I’ll turn 60 in several weeks and am more avidly engaged with swimming than ever. For one reason because I’m pursuing concrete and specific goals — Adirondack Masters records in the 60-64 age group. For a second, I appear to have lost a good deal of speed in the past five years.
Year ago, I would have found that discouraging. Now it simply makes me curious. Focusing on times, rather than just efficiency, allows me to explore a question universal among performance-oriented (or Masters) swimmers in my age range: How much of our declining performance is an unavoidable fact of aging, and how much may be ‘preventable’ by purposeful training?
The relationship between age and athletic performance is of increasing interest because ‘seniors’ are the fastest-growing age group in the U.S. and worldwide, and senior athletes provide invaluable clues on how to slow the aging process. Active people age more slowly than those who are sedentary. Those who train for performance seem to age most slowly of all.
Intensive – and organized – training takes commitment and motivation. I find this kind of motivation is stoked by both the possibility of improvement and a sense of empowerment. The idea that I can take mindful steps to slow the clock in measurable ways is powerful.
There’s been little study of age and swimming performance, but studies that followed serious runners over several decades, and analysis of age-group records, has shown that performance in events from the mile to the marathon declines about 1% per year from age 25 to 60, then nearly 2% per year beyond age 60.
So I know there’s a possibility that my markedly slower times from five years ago may simply reflect ‘natural’ aging. However, it’s also true that my training the past four years has been more oriented to health and enjoyment than speed, so ‘speed rust’ – absence of the neural and physical capacities required to swim faster – may also explain some.
For the next six months, my training will be speed-oriented in a way it has not been since 2006. Twice a week, for 30 to 40 minutes each time, I’ll do practice sets that are markedly more physically demanding than usual. (Note: Rather than simply try to raise my heart rate, I’ll seek to systematically improve how I combine stroke count and stroke rate, working at the very edge of my ‘neural capability.’ Testing my nervous system this way also causes my physiological systems to work near their limits.) At my age, I need to be just as attentive to recovery between those sets as to the work I do during them.
How much speed I manage to recover will provide clues as to how much of my performance is related to normal aging and how much to how I train.

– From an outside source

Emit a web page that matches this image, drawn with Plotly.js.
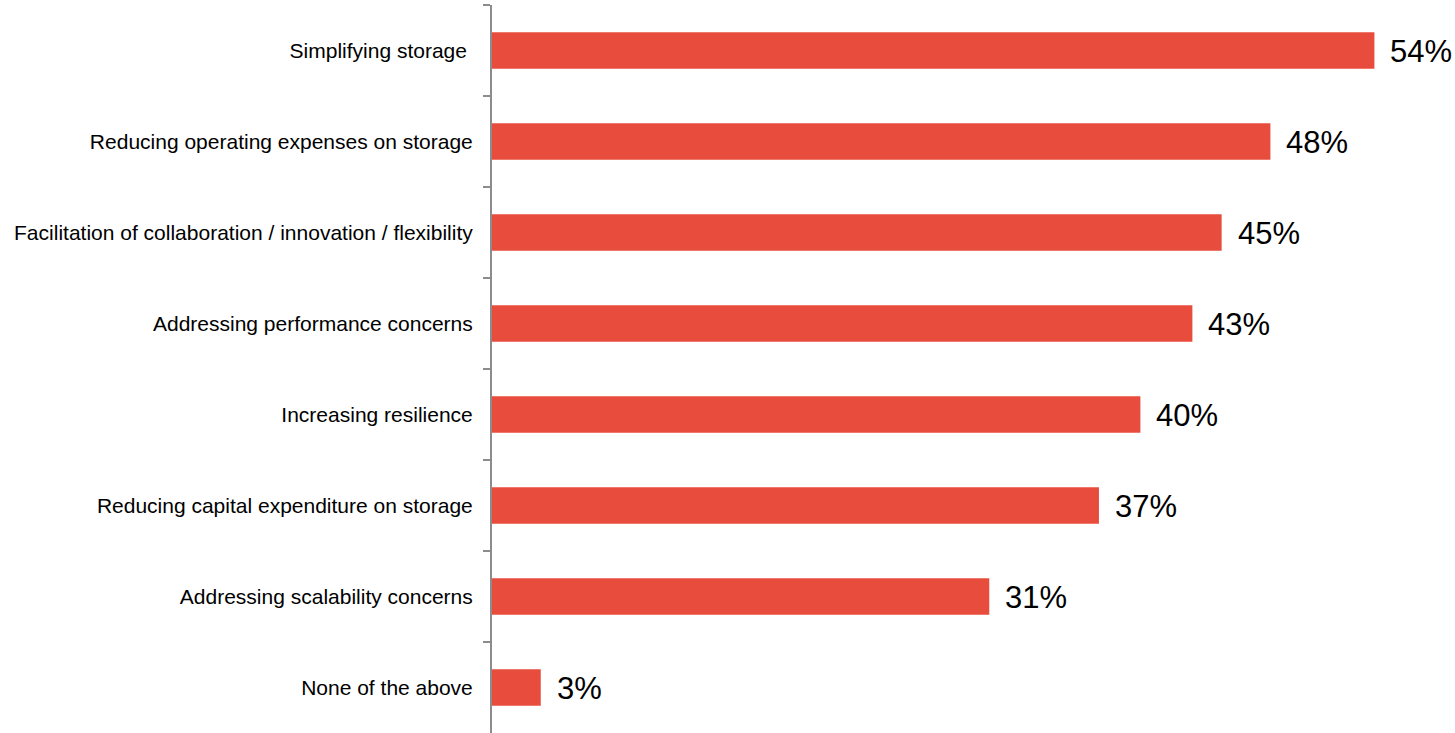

Those insights will be useful not only to me, but to many people my age.
I’ve also noticed that I have less interest than I used to in what it takes to swim fast at, say, age 25, where ‘elite’ swimming happens. Rather, I’m far more curious about the needs and challenges of people my age. I suppose this will remain true as I move into my 70s and 80s. I’m not surprised about this development; it’s highly personal. But it also feels significant — as the population ages along with me, you could argue this is the true cutting edge of human potential.